Goal of the exercise: Leave out the pictures and reproduce all of the data exactly.

Collected data:
BEGIN
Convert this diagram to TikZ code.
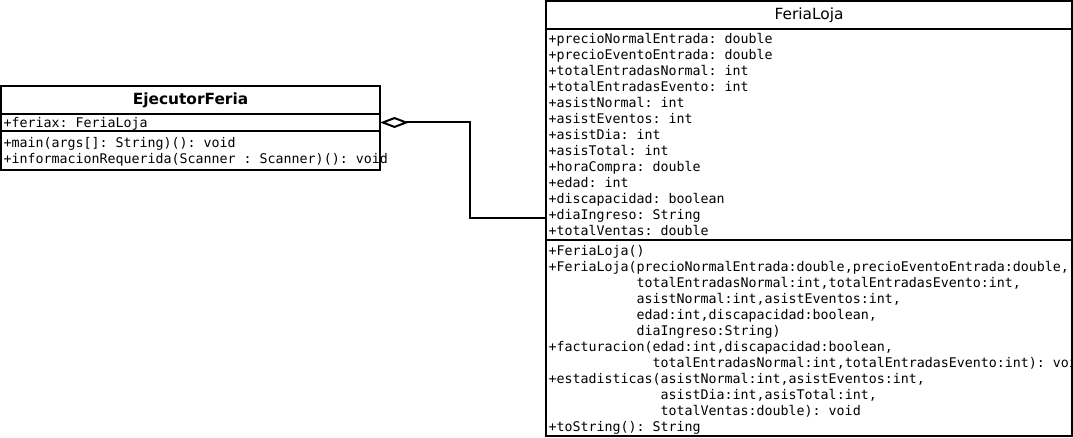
\documentclass[tikz,border=0pt]{standalone}
\usepackage{fontspec}
\usetikzlibrary{positioning,arrows.meta}
\newfontfamily\monofam{DejaVu Sans Mono}
\newfontfamily\sansfam{DejaVu Sans}
\newcommand{\miembros}{\monofam\fontsize{13.3}{16}\selectfont\hyphenchar\font=-1
    \frenchspacing}
\newcommand{\titulo}{\sansfam\fontsize{15.4}{18}\selectfont}
% espacios fijos de monoespaciado y puntales desplazados
\newcommand{\espacios}{\spaceskip=8pt\relax\xspaceskip=8pt\relax}
\newcommand{\arriba}{\rule{0pt}{13.2pt}}
\newcommand{\abajo}{\rule[-2.8pt]{0pt}{2.8pt}}

\begin{document}
\begin{tikzpicture}[x=1pt,y=-1pt,
    caja/.style={draw,rectangle,line width=1.6pt,inner sep=0pt,outer sep=0pt,anchor=north west},
    nombre/.style={caja,font=\titulo,align=center,text height=11pt,text depth=2pt},
    miembro/.style={caja,font=\miembros,align=flush left,inner xsep=2.5pt,
        execute at begin node=\espacios\arriba,execute at end node=\abajo},
    agreg/.style={line width=2pt,-{Diamond[open,length=29pt,width=11pt]}}]
    \useasboundingbox (0,0) rectangle (1073,438);
    \clip (0,0) rectangle (1073,438);
    % clase EjecutorFeria
    \node (eftit) [nombre,minimum width=379pt,minimum height=28pt] at (1,86) {\bfseries EjecutorFeria};
    \node (efattr) [miembro,text width=374pt,minimum height=17pt,
        below right=0pt of eftit.south west] {+feriax: FeriaLoja};
    \node (efmet) [miembro,text width=374pt,minimum height=39pt,
        below right=0pt of efattr.south west] {+main(args[]: String)(): void\\
        +informacionRequerida(Scanner~:~Scanner)():~void};
    % clase FeriaLoja
    \node (fltit) [nombre,minimum width=526pt,minimum height=28pt] at (546,1) {FeriaLoja};
    \node (flattr) [miembro,text width=521pt,minimum height=211pt,
        below right=0pt of fltit.south west] {+precioNormalEntrada: double\\
        +precioEventoEntrada: double\\
        +totalEntradasNormal: int\\
        +totalEntradasEvento: int\\
        +asistNormal: int\\
        +asistEventos: int\\
        +asistDia: int\\
        +asisTotal: int\\
        +horaCompra: double\\
        +edad: int\\
        +discapacidad: boolean\\
        +diaIngreso: String\\
        +totalVentas: double};
    \node (flmet) [miembro,text width=521pt,minimum height=196pt,
        below right=0pt of flattr.south west] {+FeriaLoja()\\
        +FeriaLoja(precioNormalEntrada:double,precioEventoEntrada:double,\\
        \phantom{+FeriaLoja(}totalEntradasNormal:int,totalEntradasEvento:int,\\
        \phantom{+FeriaLoja(}asistNormal:int,asistEventos:int,\\
        \phantom{+FeriaLoja(}edad:int,discapacidad:boolean,\\
        \phantom{+FeriaLoja(}diaIngreso:String)\\
        +facturacion(edad:int,discapacidad:boolean,\\
        \phantom{+facturacion(}totalEntradasNormal:int,totalEntradasEvento:int):~void\\
        +estadisticas(asistNormal:int,asistEventos:int,\\
        \phantom{+estadisticas(}asistDia:int,asisTotal:int,\\
        \phantom{+estadisticas(}totalVentas:double):~void\\
        +toString(): String};
    % agregacion
    \coordinate (codo) at (470,218);
    \draw [agreg] (flattr.west |- codo) -- (codo) |- (efattr.east);
\end{tikzpicture}
\end{document}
END
Completed task:
Convert this diagram to TikZ code.
\documentclass[tikz,border=0pt]{standalone}
\usepackage{fontspec}
\usetikzlibrary{positioning,arrows.meta}
\newfontfamily\monofam{DejaVu Sans Mono}
\newfontfamily\sansfam{DejaVu Sans}
\newcommand{\miembros}{\monofam\fontsize{13.3}{16}\selectfont\hyphenchar\font=-1
    \frenchspacing}
\newcommand{\titulo}{\sansfam\fontsize{15.4}{18}\selectfont}
% espacios fijos de monoespaciado y puntales desplazados
\newcommand{\espacios}{\spaceskip=8pt\relax\xspaceskip=8pt\relax}
\newcommand{\arriba}{\rule{0pt}{13.2pt}}
\newcommand{\abajo}{\rule[-2.8pt]{0pt}{2.8pt}}

\begin{document}
\begin{tikzpicture}[x=1pt,y=-1pt,
    caja/.style={draw,rectangle,line width=1.6pt,inner sep=0pt,outer sep=0pt,anchor=north west},
    nombre/.style={caja,font=\titulo,align=center,text height=11pt,text depth=2pt},
    miembro/.style={caja,font=\miembros,align=flush left,inner xsep=2.5pt,
        execute at begin node=\espacios\arriba,execute at end node=\abajo},
    agreg/.style={line width=2pt,-{Diamond[open,length=29pt,width=11pt]}}]
    \useasboundingbox (0,0) rectangle (1073,438);
    \clip (0,0) rectangle (1073,438);
    % clase EjecutorFeria
    \node (eftit) [nombre,minimum width=379pt,minimum height=28pt] at (1,86) {\bfseries EjecutorFeria};
    \node (efattr) [miembro,text width=374pt,minimum height=17pt,
        below right=0pt of eftit.south west] {+feriax: FeriaLoja};
    \node (efmet) [miembro,text width=374pt,minimum height=39pt,
        below right=0pt of efattr.south west] {+main(args[]: String)(): void\\
        +informacionRequerida(Scanner~:~Scanner)():~void};
    % clase FeriaLoja
    \node (fltit) [nombre,minimum width=526pt,minimum height=28pt] at (546,1) {FeriaLoja};
    \node (flattr) [miembro,text width=521pt,minimum height=211pt,
        below right=0pt of fltit.south west] {+precioNormalEntrada: double\\
        +precioEventoEntrada: double\\
        +totalEntradasNormal: int\\
        +totalEntradasEvento: int\\
        +asistNormal: int\\
        +asistEventos: int\\
        +asistDia: int\\
        +asisTotal: int\\
        +horaCompra: double\\
        +edad: int\\
        +discapacidad: boolean\\
        +diaIngreso: String\\
        +totalVentas: double};
    \node (flmet) [miembro,text width=521pt,minimum height=196pt,
        below right=0pt of flattr.south west] {+FeriaLoja()\\
        +FeriaLoja(precioNormalEntrada:double,precioEventoEntrada:double,\\
        \phantom{+FeriaLoja(}totalEntradasNormal:int,totalEntradasEvento:int,\\
        \phantom{+FeriaLoja(}asistNormal:int,asistEventos:int,\\
        \phantom{+FeriaLoja(}edad:int,discapacidad:boolean,\\
        \phantom{+FeriaLoja(}diaIngreso:String)\\
        +facturacion(edad:int,discapacidad:boolean,\\
        \phantom{+facturacion(}totalEntradasNormal:int,totalEntradasEvento:int):~void\\
        +estadisticas(asistNormal:int,asistEventos:int,\\
        \phantom{+estadisticas(}asistDia:int,asisTotal:int,\\
        \phantom{+estadisticas(}totalVentas:double):~void\\
        +toString(): String};
    % agregacion
    \coordinate (codo) at (470,218);
    \draw [agreg] (flattr.west |- codo) -- (codo) |- (efattr.east);
\end{tikzpicture}
\end{document}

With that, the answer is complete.